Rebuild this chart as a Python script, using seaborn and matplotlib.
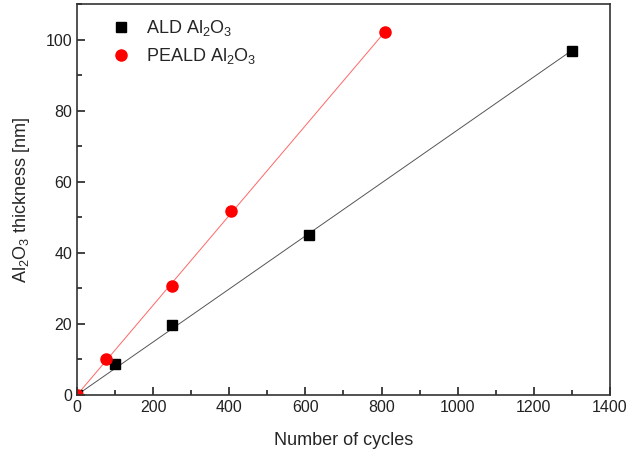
import numpy as np
import pandas as pd
import matplotlib
matplotlib.use("Agg")
import matplotlib.pyplot as plt
import seaborn as sns
from matplotlib.ticker import MultipleLocator

sns.set_theme(style="ticks")
plt.rcParams['font.family'] = ['Liberation Sans', 'DejaVu Sans']
plt.rcParams['mathtext.fontset'] = 'custom'
plt.rcParams['mathtext.rm'] = 'Liberation Sans'
plt.rcParams['mathtext.it'] = 'Liberation Sans'

ald_cycles = [0, 100, 250, 610, 1300]
ald_thick = [0, 8.8, 19.8, 45.1, 96.8]
peald_cycles = [0, 76, 250, 405, 810]
peald_thick = [0, 10.0, 30.8, 51.8, 102.2]

ald_label = r"ALD Al$_2$O$_3$"
peald_label = r"PEALD Al$_2$O$_3$"

fig = plt.figure(figsize=(6.28, 4.55), dpi=100)
ax = fig.add_axes([0.1226, 0.1319, 0.8487, 0.8593])

def fit_line(x, y):
    x = np.asarray(x, float); y = np.asarray(y, float)
    k = np.sum(x * y) / np.sum(x * x)
    xs = np.array([0, x.max()])
    return pd.DataFrame({"x": xs, "y": k * xs})

la = fit_line(ald_cycles, ald_thick)
lp = fit_line(peald_cycles, peald_thick)
sns.lineplot(data=la, x="x", y="y", ax=ax, color="#555555", lw=0.7, legend=False)
sns.lineplot(data=lp, x="x", y="y", ax=ax, color="#ff6666", lw=0.7, legend=False)

ax.plot(ald_cycles, ald_thick, ls="none", marker="s", ms=7, color="black", label=ald_label, clip_on=True)
ax.plot(peald_cycles, peald_thick, ls="none", marker="o", ms=8, color="red", mec="red", label=peald_label, clip_on=True)

ax.set_xlim(0, 1400)
ax.set_ylim(0, 110)
ax.xaxis.set_major_locator(MultipleLocator(200))
ax.xaxis.set_minor_locator(MultipleLocator(100))
ax.yaxis.set_major_locator(MultipleLocator(20))
ax.yaxis.set_minor_locator(MultipleLocator(10))
ax.tick_params(which="both", direction="in", top=False, right=False, labelsize=11.5, colors="#222222")
ax.tick_params(which="major", length=6, width=1.2)
ax.tick_params(which="minor", length=3.5, width=1.2)
for s in ax.spines.values():
    s.set_linewidth(1.2)
    s.set_color("#333333")

ax.set_xlabel("Number of cycles", fontsize=13, labelpad=12)
ax.set_ylabel(r"Al$_2$O$_3$ thickness [nm]", fontsize=13, labelpad=10)

leg = ax.legend(loc="upper left", bbox_to_anchor=(0.032, 1.005), frameon=False, fontsize=13,
                handletextpad=0.8, labelspacing=0.45, handlelength=1.2)

fig.savefig("out.png", dpi=100)
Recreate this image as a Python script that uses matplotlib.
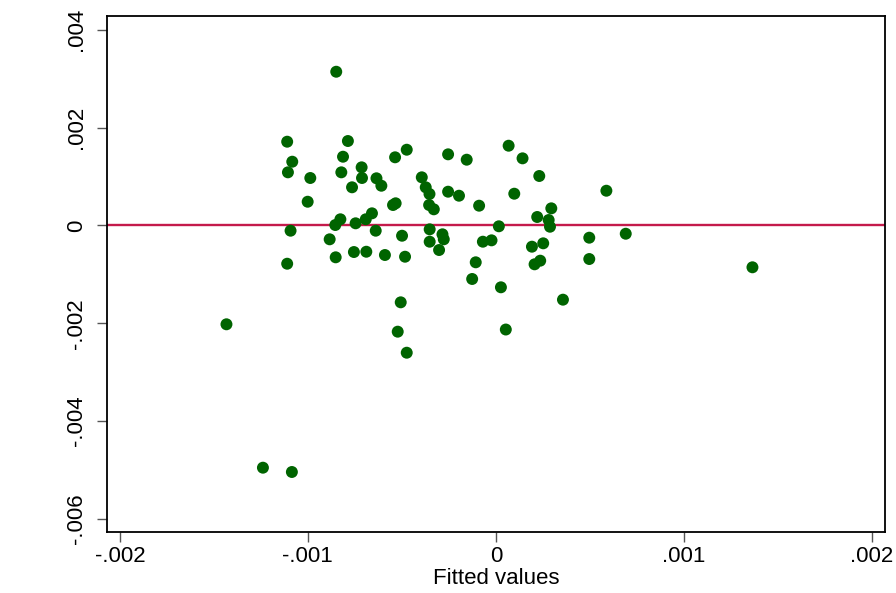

----

## Requirement
From the entries above, output every line exactly and omit any image.

## Reply
Rebuild this chart as a Python script, using seaborn and matplotlib.
import numpy as np
import pandas as pd
import matplotlib
matplotlib.use("Agg")
import matplotlib.pyplot as plt
import seaborn as sns
from matplotlib.ticker import MultipleLocator

sns.set_theme(style="ticks")
plt.rcParams['font.family'] = ['Liberation Sans', 'DejaVu Sans']
plt.rcParams['mathtext.fontset'] = 'custom'
plt.rcParams['mathtext.rm'] = 'Liberation Sans'
plt.rcParams['mathtext.it'] = 'Liberation Sans'

ald_cycles = [0, 100, 250, 610, 1300]
ald_thick = [0, 8.8, 19.8, 45.1, 96.8]
peald_cycles = [0, 76, 250, 405, 810]
peald_thick = [0, 10.0, 30.8, 51.8, 102.2]

ald_label = r"ALD Al$_2$O$_3$"
peald_label = r"PEALD Al$_2$O$_3$"

fig = plt.figure(figsize=(6.28, 4.55), dpi=100)
ax = fig.add_axes([0.1226, 0.1319, 0.8487, 0.8593])

def fit_line(x, y):
    x = np.asarray(x, float); y = np.asarray(y, float)
    k = np.sum(x * y) / np.sum(x * x)
    xs = np.array([0, x.max()])
    return pd.DataFrame({"x": xs, "y": k * xs})

la = fit_line(ald_cycles, ald_thick)
lp = fit_line(peald_cycles, peald_thick)
sns.lineplot(data=la, x="x", y="y", ax=ax, color="#555555", lw=0.7, legend=False)
sns.lineplot(data=lp, x="x", y="y", ax=ax, color="#ff6666", lw=0.7, legend=False)

ax.plot(ald_cycles, ald_thick, ls="none", marker="s", ms=7, color="black", label=ald_label, clip_on=True)
ax.plot(peald_cycles, peald_thick, ls="none", marker="o", ms=8, color="red", mec="red", label=peald_label, clip_on=True)

ax.set_xlim(0, 1400)
ax.set_ylim(0, 110)
ax.xaxis.set_major_locator(MultipleLocator(200))
ax.xaxis.set_minor_locator(MultipleLocator(100))
ax.yaxis.set_major_locator(MultipleLocator(20))
ax.yaxis.set_minor_locator(MultipleLocator(10))
ax.tick_params(which="both", direction="in", top=False, right=False, labelsize=11.5, colors="#222222")
ax.tick_params(which="major", length=6, width=1.2)
ax.tick_params(which="minor", length=3.5, width=1.2)
for s in ax.spines.values():
    s.set_linewidth(1.2)
    s.set_color("#333333")

ax.set_xlabel("Number of cycles", fontsize=13, labelpad=12)
ax.set_ylabel(r"Al$_2$O$_3$ thickness [nm]", fontsize=13, labelpad=10)

leg = ax.legend(loc="upper left", bbox_to_anchor=(0.032, 1.005), frameon=False, fontsize=13,
                handletextpad=0.8, labelspacing=0.45, handlelength=1.2)

fig.savefig("out.png", dpi=100)
Recreate this image as a Python script that uses matplotlib.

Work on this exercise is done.